### Data provided
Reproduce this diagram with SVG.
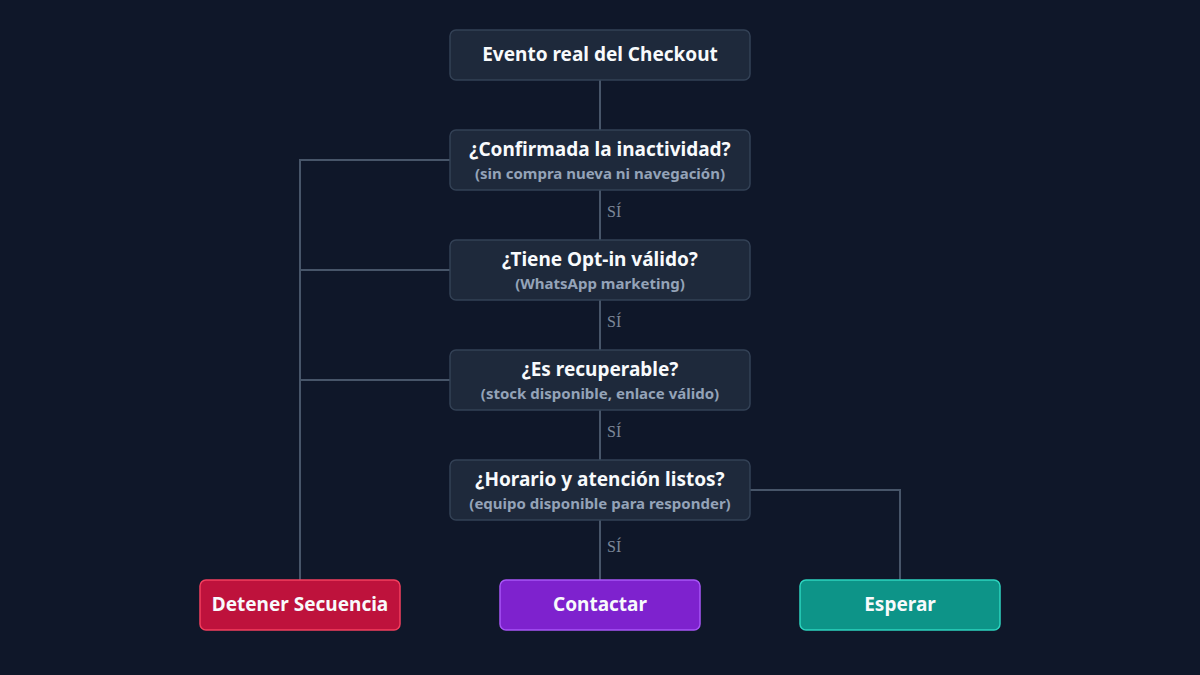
<svg xmlns="http://www.w3.org/2000/svg" width="1200" height="675" viewBox="0 0 1200 675">
<style>
.bg{fill:#0f1729}
.node rect{fill:#1e293b;stroke:#334155;stroke-width:1.5}
.t{font-family:"Noto Sans","Open Sans",sans-serif;font-weight:700;font-size:19px;fill:#f8fafc;text-anchor:middle}
.s{font-family:"Noto Sans","Open Sans",sans-serif;font-weight:700;font-size:15px;fill:#94a3b8;text-anchor:middle}
.c path{fill:none;stroke:#475569;stroke-width:2}
.yes{font-family:"Liberation Serif",serif;font-size:16px;fill:#7c8799}
</style>
<rect class="bg" width="1200" height="675"/>
<g class="c">
<path d="M600 80V130"/>
<path d="M600 190V240"/>
<path d="M600 300V350"/>
<path d="M600 410V460"/>
<path d="M600 520V580"/>
<path d="M450 160H300V580"/>
<path d="M450 270H300"/>
<path d="M450 380H300"/>
<path d="M750 490H900V580"/>
<text class="yes" x="607" y="217">SÍ</text>
<text class="yes" x="607" y="327">SÍ</text>
<text class="yes" x="607" y="437">SÍ</text>
<text class="yes" x="607" y="552">SÍ</text>
</g>
<g id="n0" class="node"><rect x="450" y="30" width="300" height="50" rx="6"/><text class="t" x="600" y="61">Evento real del Checkout</text></g>
<g id="n1" class="node"><rect x="450" y="130" width="300" height="60" rx="6"/><text class="t" x="600" y="156">¿Confirmada la inactividad?</text><text class="s" x="600" y="179">(sin compra nueva ni navegación)</text></g>
<g id="n2" class="node"><rect x="450" y="240" width="300" height="60" rx="6"/><text class="t" x="600" y="266">¿Tiene Opt-in válido?</text><text class="s" x="600" y="289">(WhatsApp marketing)</text></g>
<g id="n3" class="node"><rect x="450" y="350" width="300" height="60" rx="6"/><text class="t" x="600" y="376">¿Es recuperable?</text><text class="s" x="600" y="399">(stock disponible, enlace válido)</text></g>
<g id="n4" class="node"><rect x="450" y="460" width="300" height="60" rx="6"/><text class="t" x="600" y="486">¿Horario y atención listos?</text><text class="s" x="600" y="509">(equipo disponible para responder)</text></g>
<g id="stop"><rect x="200" y="580" width="200" height="50" rx="6" fill="#be123c" stroke="#f43f5e" stroke-width="1.5"/><text class="t" x="300" y="611">Detener Secuencia</text></g>
<g id="contact"><rect x="500" y="580" width="200" height="50" rx="6" fill="#7e22ce" stroke="#a855f7" stroke-width="1.5"/><text class="t" x="600" y="611">Contactar</text></g>
<g id="wait"><rect x="800" y="580" width="200" height="50" rx="6" fill="#0d9488" stroke="#2dd4bf" stroke-width="1.5"/><text class="t" x="900" y="611">Esperar</text></g>
</svg>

### What to produce
Word for word, quote the full listing, omitting every picture.

### Final result
Reproduce this diagram with SVG.
<svg xmlns="http://www.w3.org/2000/svg" width="1200" height="675" viewBox="0 0 1200 675">
<style>
.bg{fill:#0f1729}
.node rect{fill:#1e293b;stroke:#334155;stroke-width:1.5}
.t{font-family:"Noto Sans","Open Sans",sans-serif;font-weight:700;font-size:19px;fill:#f8fafc;text-anchor:middle}
.s{font-family:"Noto Sans","Open Sans",sans-serif;font-weight:700;font-size:15px;fill:#94a3b8;text-anchor:middle}
.c path{fill:none;stroke:#475569;stroke-width:2}
.yes{font-family:"Liberation Serif",serif;font-size:16px;fill:#7c8799}
</style>
<rect class="bg" width="1200" height="675"/>
<g class="c">
<path d="M600 80V130"/>
<path d="M600 190V240"/>
<path d="M600 300V350"/>
<path d="M600 410V460"/>
<path d="M600 520V580"/>
<path d="M450 160H300V580"/>
<path d="M450 270H300"/>
<path d="M450 380H300"/>
<path d="M750 490H900V580"/>
<text class="yes" x="607" y="217">SÍ</text>
<text class="yes" x="607" y="327">SÍ</text>
<text class="yes" x="607" y="437">SÍ</text>
<text class="yes" x="607" y="552">SÍ</text>
</g>
<g id="n0" class="node"><rect x="450" y="30" width="300" height="50" rx="6"/><text class="t" x="600" y="61">Evento real del Checkout</text></g>
<g id="n1" class="node"><rect x="450" y="130" width="300" height="60" rx="6"/><text class="t" x="600" y="156">¿Confirmada la inactividad?</text><text class="s" x="600" y="179">(sin compra nueva ni navegación)</text></g>
<g id="n2" class="node"><rect x="450" y="240" width="300" height="60" rx="6"/><text class="t" x="600" y="266">¿Tiene Opt-in válido?</text><text class="s" x="600" y="289">(WhatsApp marketing)</text></g>
<g id="n3" class="node"><rect x="450" y="350" width="300" height="60" rx="6"/><text class="t" x="600" y="376">¿Es recuperable?</text><text class="s" x="600" y="399">(stock disponible, enlace válido)</text></g>
<g id="n4" class="node"><rect x="450" y="460" width="300" height="60" rx="6"/><text class="t" x="600" y="486">¿Horario y atención listos?</text><text class="s" x="600" y="509">(equipo disponible para responder)</text></g>
<g id="stop"><rect x="200" y="580" width="200" height="50" rx="6" fill="#be123c" stroke="#f43f5e" stroke-width="1.5"/><text class="t" x="300" y="611">Detener Secuencia</text></g>
<g id="contact"><rect x="500" y="580" width="200" height="50" rx="6" fill="#7e22ce" stroke="#a855f7" stroke-width="1.5"/><text class="t" x="600" y="611">Contactar</text></g>
<g id="wait"><rect x="800" y="580" width="200" height="50" rx="6" fill="#0d9488" stroke="#2dd4bf" stroke-width="1.5"/><text class="t" x="900" y="611">Esperar</text></g>
</svg>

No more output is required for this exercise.